Lisa Murkowski Suddenly Realizes She Got Played on Trump Budget Bill
The Alaska senator clearly thought the leopards would never eat her face.

Remember all of those hefty handouts Alaska Senator Lisa Murkowski won in exchange for sealing the deal on Donald Trump’s behemoth budget bill? It looks like the president has found a way to get out of delivering.
“I feel cheated,” Murkowski told the Anchorage Daily News Friday. “I feel like we made a deal and then hours later, a deal was made to somebody else.”
Ahead of the bill’s passage earlier this month, Murkowski had co-sponsored an amendment to ease the phaseout of tax credits for solar and wind energy under the Biden-era Inflation Reduction Act. Her measure would ensure a 12-month window for clean energy projects, which would end in 2027. These tax credits would help to alleviate a looming energy crisis along Alaska’s Railbelt, the electrical grid that serves roughly 75 percent of the population, due to declining resources of natural gas.
Trump threw a wrench in that agreement Friday when he issued an executive order to “end market distorting subsidies” for green energy projects. The order directs Treasury Secretary Scott Bessent to take actions to “strictly enforce the termination of the clean electricity production and investment tax credits.”
Now Murkowski claims that she and her pals were duped. “Do I feel like the administration was not being up-front with us? Yes,” she told the Anchorage Daily News.
She torched Trump’s order as “reckless,” claiming that it directly “goes against” what he signed into law earlier this month with the budget.
Murkowski was the deciding vote to pass Trump’s “big, beautiful bill” through the Senate, green-lighting the gutting of social programs such as SNAP and Medicaid while extending tax breaks for the rich, and agreeing to add trillions to the national deficit.

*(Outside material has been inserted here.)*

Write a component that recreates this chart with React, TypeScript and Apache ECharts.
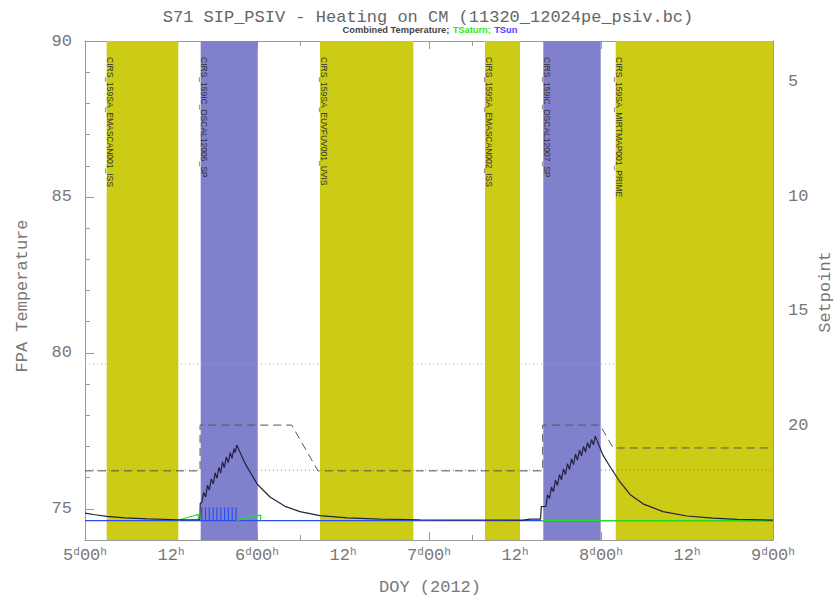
import React, { useEffect, useRef } from "react";
import * as echarts from "echarts";

// ---------- data ----------
const titleText = "S71 SIP_PSIV - Heating on CM (11320_12024pe_psiv.bc)";

const bandStart = [5.1262, 5.6727, 6.3663, 7.3256, 7.6645, 8.0855];
const bandEnd = [5.5424, 6.0041, 6.9087, 7.5291, 7.9983, 9.0];
const bandKind = [0, 1, 0, 0, 1, 0]; // 0 = SA (yellow), 1 = IC (blue)
const bandNames = [
  "CIRS_159SA_EMASCAN001_ISS",
  "CIRS_159IC_DSCAL12005_SP",
  "CIRS_159SA_EUVFUV001_UVIS",
  "CIRS_159SA_EMASCAN002_ISS",
  "CIRS_159IC_DSCAL12007_SP",
  "CIRS_159SA_MIRTMAP001_PRIME",
];

const combinedDoy = [5.0, 5.0581, 5.1279, 5.2326, 5.3605, 5.5407, 5.668, 5.67, 5.6785, 5.6901, 5.7017, 5.7122, 5.7227, 5.7343, 5.7459, 5.757, 5.7674, 5.7785, 5.789, 5.7994, 5.8099, 5.8215, 5.8331, 5.8442, 5.8547, 5.8663, 5.8738, 5.882, 5.936, 6.0029, 6.0756, 6.1628, 6.25, 6.3663, 6.5233, 6.7151, 6.9477, 7.5465, 7.5872, 7.6483, 7.6529, 7.6802, 7.689, 7.7006, 7.7122, 7.7238, 7.7355, 7.7471, 7.7587, 7.7703, 7.782, 7.7936, 7.8052, 7.8169, 7.8285, 7.8401, 7.8517, 7.8634, 7.875, 7.8866, 7.8983, 7.9099, 7.9215, 7.9331, 7.9448, 7.9564, 7.9669, 8.0116, 8.0581, 8.1105, 8.1686, 8.2442, 8.3605, 8.5, 8.6512, 8.7907, 9.0];
const combinedTemp = [74.86, 74.81, 74.76, 74.71, 74.68, 74.65, 74.65, 75.18, 75.2, 75.52, 75.38, 75.76, 75.6, 75.96, 75.8, 76.15, 75.98, 76.33, 76.15, 76.5, 76.32, 76.66, 76.48, 76.8, 76.62, 76.93, 76.8, 77.05, 76.4, 75.78, 75.38, 75.08, 74.91, 74.78, 74.71, 74.67, 74.65, 74.64, 74.67, 74.67, 75.07, 75.08, 75.45, 75.33, 75.7, 75.55, 75.92, 75.75, 76.1, 75.93, 76.28, 76.1, 76.45, 76.26, 76.6, 76.42, 76.75, 76.56, 76.88, 76.7, 77.0, 76.82, 77.12, 76.94, 77.22, 77.05, 77.33, 76.72, 76.3, 75.86, 75.46, 75.16, 74.91, 74.77, 74.7, 74.66, 74.64];

const saturnDoy = [5.5424, 5.5698, 5.5988, 5.6279, 5.6587, 5.6587, 5.77, 5.882, 5.9128, 5.9477, 5.9826, 6.0215, 6.0215, 7.0, 7.6512, 9.0];
const saturnTemp = [74.63, 74.68, 74.73, 74.77, 74.82, 74.63, null, 74.63, 74.67, 74.72, 74.76, 74.8, 74.63, null, 74.62, 74.62];

const sunBase = 74.62;
const sunSpikeDoy = [5.6785, 5.7006, 5.7227, 5.7448, 5.7669, 5.7895, 5.8116, 5.8337, 5.8558, 5.8779];
const sunSpikeTemp = [75.05, 75.04, 75.05, 75.05, 75.04, 75.05, 75.05, 75.04, 75.05, 75.05];

const setpointDoy = [5.0, 5.669, 5.669, 6.2017, 6.3547, 7.661, 7.661, 7.9942, 8.0709, 9.0];
const setpointVal = [22, 22, 20, 20, 22, 22, 20, 20, 21, 21];

const limitTemps = [79.64, 76.24];
const limitColors = ["#e4a456", "#c86060"];

const leftLabels = [75, 80, 85, 90];
const leftMinor = [75, 76, 77, 78, 79, 80, 81, 82, 83, 84, 85, 86, 87, 88, 89];
const rightLabels = [5, 10, 15, 20];
const rightMinor = [4, 5, 6, 7, 8, 9, 10, 11, 12, 13, 14, 15, 16, 17, 18, 19, 20, 21, 22, 23, 24, 25];

const YELLOW = "#cccc16";
const BLUE_BAND = "#8080cc";
const FONT = "Liberation Mono";
const GRAY_TXT = "#777";
const AXIS_GRAY = "#999";

export default function App() {
  const ref = useRef<HTMLDivElement>(null);
  useEffect(() => {
    if (!ref.current) return;
    const chart = echarts.init(ref.current, null, { renderer: "svg" });

    const bandData = bandStart.map((s, i) => [s, bandEnd[i], bandKind[i]]);
    const sunData: any[] = [[5.0, sunBase]];
    sunSpikeDoy.forEach((d, i) => {
      sunData.push([d, sunBase], [d, sunSpikeTemp[i]], [d, sunBase]);
    });
    sunData.push([9.0, sunBase]);

    const xAxisCommon = {
      type: "value",
      min: 5,
      max: 9,
      interval: 0.5,
      splitLine: { show: false },
      axisLine: { show: true, lineStyle: { color: AXIS_GRAY, width: 1 } },
      axisTick: { show: true, inside: true, length: 8, lineStyle: { color: AXIS_GRAY } },
      minorTick: { show: true, splitNumber: 2, length: 5, lineStyle: { color: AXIS_GRAY } },
    };

    const option: any = {
      animation: false,
      grid: { left: 85, right: 65, top: 41, bottom: 61, containLabel: false },
      xAxis: [
        {
          ...xAxisCommon,
          position: "bottom",
          axisLabel: {
            show: true,
            margin: 6,
            fontFamily: FONT,
            fontSize: 17,
            color: GRAY_TXT,
            formatter: (v: number) => {
              const half = Math.round(v * 2);
              if (half % 2 === 0) return `${half / 2}{s|d}00{s|h}`;
              return `12{s|h}`;
            },
            rich: {
              s: { fontFamily: FONT, fontSize: 11, color: GRAY_TXT, verticalAlign: "top", padding: [0, 0, 8, 0] },
            },
          },
        },
        { ...xAxisCommon, position: "top", axisLabel: { show: false } },
      ],
      yAxis: [
        {
          type: "value",
          min: 74,
          max: 90,
          position: "left",
          splitLine: { show: false },
          axisLine: { show: true, lineStyle: { color: AXIS_GRAY } },
          axisTick: { show: true, inside: true, length: 9, customValues: leftLabels, lineStyle: { color: AXIS_GRAY } },
          axisLabel: { show: true, customValues: leftLabels, margin: 13, fontFamily: FONT, fontSize: 17, color: GRAY_TXT },
        },
        {
          type: "value",
          min: 74,
          max: 90,
          position: "left",
          splitLine: { show: false },
          axisLine: { show: false },
          axisTick: { show: true, inside: true, length: 5, customValues: leftMinor, lineStyle: { color: AXIS_GRAY } },
          axisLabel: { show: false },
        },
        {
          type: "value",
          min: 3.22,
          max: 25.02,
          inverse: true,
          position: "right",
          splitLine: { show: false },
          axisLine: { show: true, lineStyle: { color: AXIS_GRAY } },
          axisTick: { show: true, inside: true, length: 9, customValues: rightLabels, lineStyle: { color: AXIS_GRAY } },
          axisLabel: { show: true, customValues: rightLabels, margin: 15, fontFamily: FONT, fontSize: 17, color: GRAY_TXT },
        },
        {
          type: "value",
          min: 3.22,
          max: 25.02,
          inverse: true,
          position: "right",
          splitLine: { show: false },
          axisLine: { show: false },
          axisTick: { show: true, inside: true, length: 5, customValues: rightMinor, lineStyle: { color: AXIS_GRAY } },
          axisLabel: { show: false },
        },
      ],
      graphic: [
        {
          type: "text",
          x: 428,
          y: 17,
          style: { text: titleText, fontFamily: FONT, fontSize: 17, fill: "#666", align: "center", verticalAlign: "middle" },
        },
        {
          type: "text",
          x: 430,
          y: 30,
          style: {
            text: "{a|Combined Temperature;} {g|TSaturn;} {b|TSun}",
            align: "center",
            verticalAlign: "middle",
            rich: {
              a: { fontFamily: "Liberation Sans", fontSize: 9.3, fontWeight: "bold", fill: "#444" },
              g: { fontFamily: "Liberation Sans", fontSize: 9.3, fontWeight: "bold", fill: "#22ee22" },
              b: { fontFamily: "Liberation Sans", fontSize: 9.3, fontWeight: "bold", fill: "#4444ff" },
            },
          },
        },
        {
          type: "text",
          x: 22,
          y: 296,
          rotation: Math.PI / 2,
          style: { text: "FPA Temperature", fontFamily: FONT, fontSize: 17, fill: GRAY_TXT, align: "center", verticalAlign: "middle" },
        },
        {
          type: "text",
          x: 825,
          y: 292,
          rotation: Math.PI / 2,
          style: { text: "Setpoint", fontFamily: FONT, fontSize: 17, fill: GRAY_TXT, align: "center", verticalAlign: "middle" },
        },
        {
          type: "text",
          x: 430,
          y: 587,
          style: { text: "DOY (2012)", fontFamily: FONT, fontSize: 17, fill: GRAY_TXT, align: "center", verticalAlign: "middle" },
        },
      ],
      series: [
        {
          type: "custom",
          xAxisIndex: 0,
          yAxisIndex: 0,
          z: 1,
          silent: true,
          data: bandData,
          encode: { x: [0, 1] },
          renderItem: (params: any, api: any) => {
            const p0 = api.coord([api.value(0), 90]);
            const p1 = api.coord([api.value(1), 74]);
            const kind = api.value(2);
            return {
              type: "group",
              children: [
                {
                  type: "rect",
                  shape: { x: p0[0], y: p0[1], width: p1[0] - p0[0], height: p1[1] - p0[1] },
                  style: { fill: kind === 1 ? BLUE_BAND : YELLOW },
                },
                {
                  type: "text",
                  x: p0[0] + 3.5,
                  y: p0[1] + 16,
                  rotation: -Math.PI / 2,
                  style: {
                    text: bandNames[params.dataIndex],
                    fontFamily: "Liberation Sans",
                    fontSize: 8.5,
                    fill: "#333",
                    align: "left",
                    verticalAlign: "middle",
                  },
                },
              ],
            };
          },
        },
        ...limitTemps.map((t, i) => ({
          type: "line",
          xAxisIndex: 0,
          yAxisIndex: 0,
          z: 2,
          silent: true,
          symbol: "none",
          data: [[5, t], [9, t]],
          lineStyle: { color: limitColors[i], width: 1, type: [1, 3] },
        })),
        {
          type: "line",
          name: "Setpoint",
          xAxisIndex: 0,
          yAxisIndex: 2,
          z: 3,
          silent: true,
          symbol: "none",
          data: setpointDoy.map((d, i) => [d, setpointVal[i]]),
          lineStyle: { color: "#555", width: 1, type: [8, 5] },
        },
        {
          type: "line",
          name: "TSun",
          xAxisIndex: 0,
          yAxisIndex: 0,
          z: 4,
          silent: true,
          symbol: "none",
          data: sunData,
          lineStyle: { color: "#2a4ff0", width: 1.2 },
        },
        {
          type: "line",
          name: "TSaturn",
          xAxisIndex: 0,
          yAxisIndex: 0,
          z: 5,
          silent: true,
          symbol: "none",
          connectNulls: false,
          data: saturnDoy.map((d, i) => [d, saturnTemp[i] === null ? "-" : saturnTemp[i]]),
          lineStyle: { color: "#22dd22", width: 1.2 },
        },
        {
          type: "line",
          name: "Combined Temperature",
          xAxisIndex: 0,
          yAxisIndex: 0,
          z: 6,
          silent: true,
          symbol: "none",
          data: combinedDoy.map((d, i) => [d, combinedTemp[i]]),
          lineStyle: { color: "#22223f", width: 1.2 },
        },
      ],
    };
    chart.setOption(option);
    return () => chart.dispose();
  }, []);
  return <div ref={ref} style={{ position: "fixed", left: 0, top: 0, width: 838, height: 601, background: "#fff" }} />;
}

She’d sent the bill back to the House with the hopes that lawmakers would continue to refine the massive tax and spending bill, only for it to be immediately passed and then signed into law.
But under the Trump administration, which regularly skirts congressional authority to withhold federal spending and obliterate government agencies, lawmakers should know better than to think the president actually cares about the law of the land.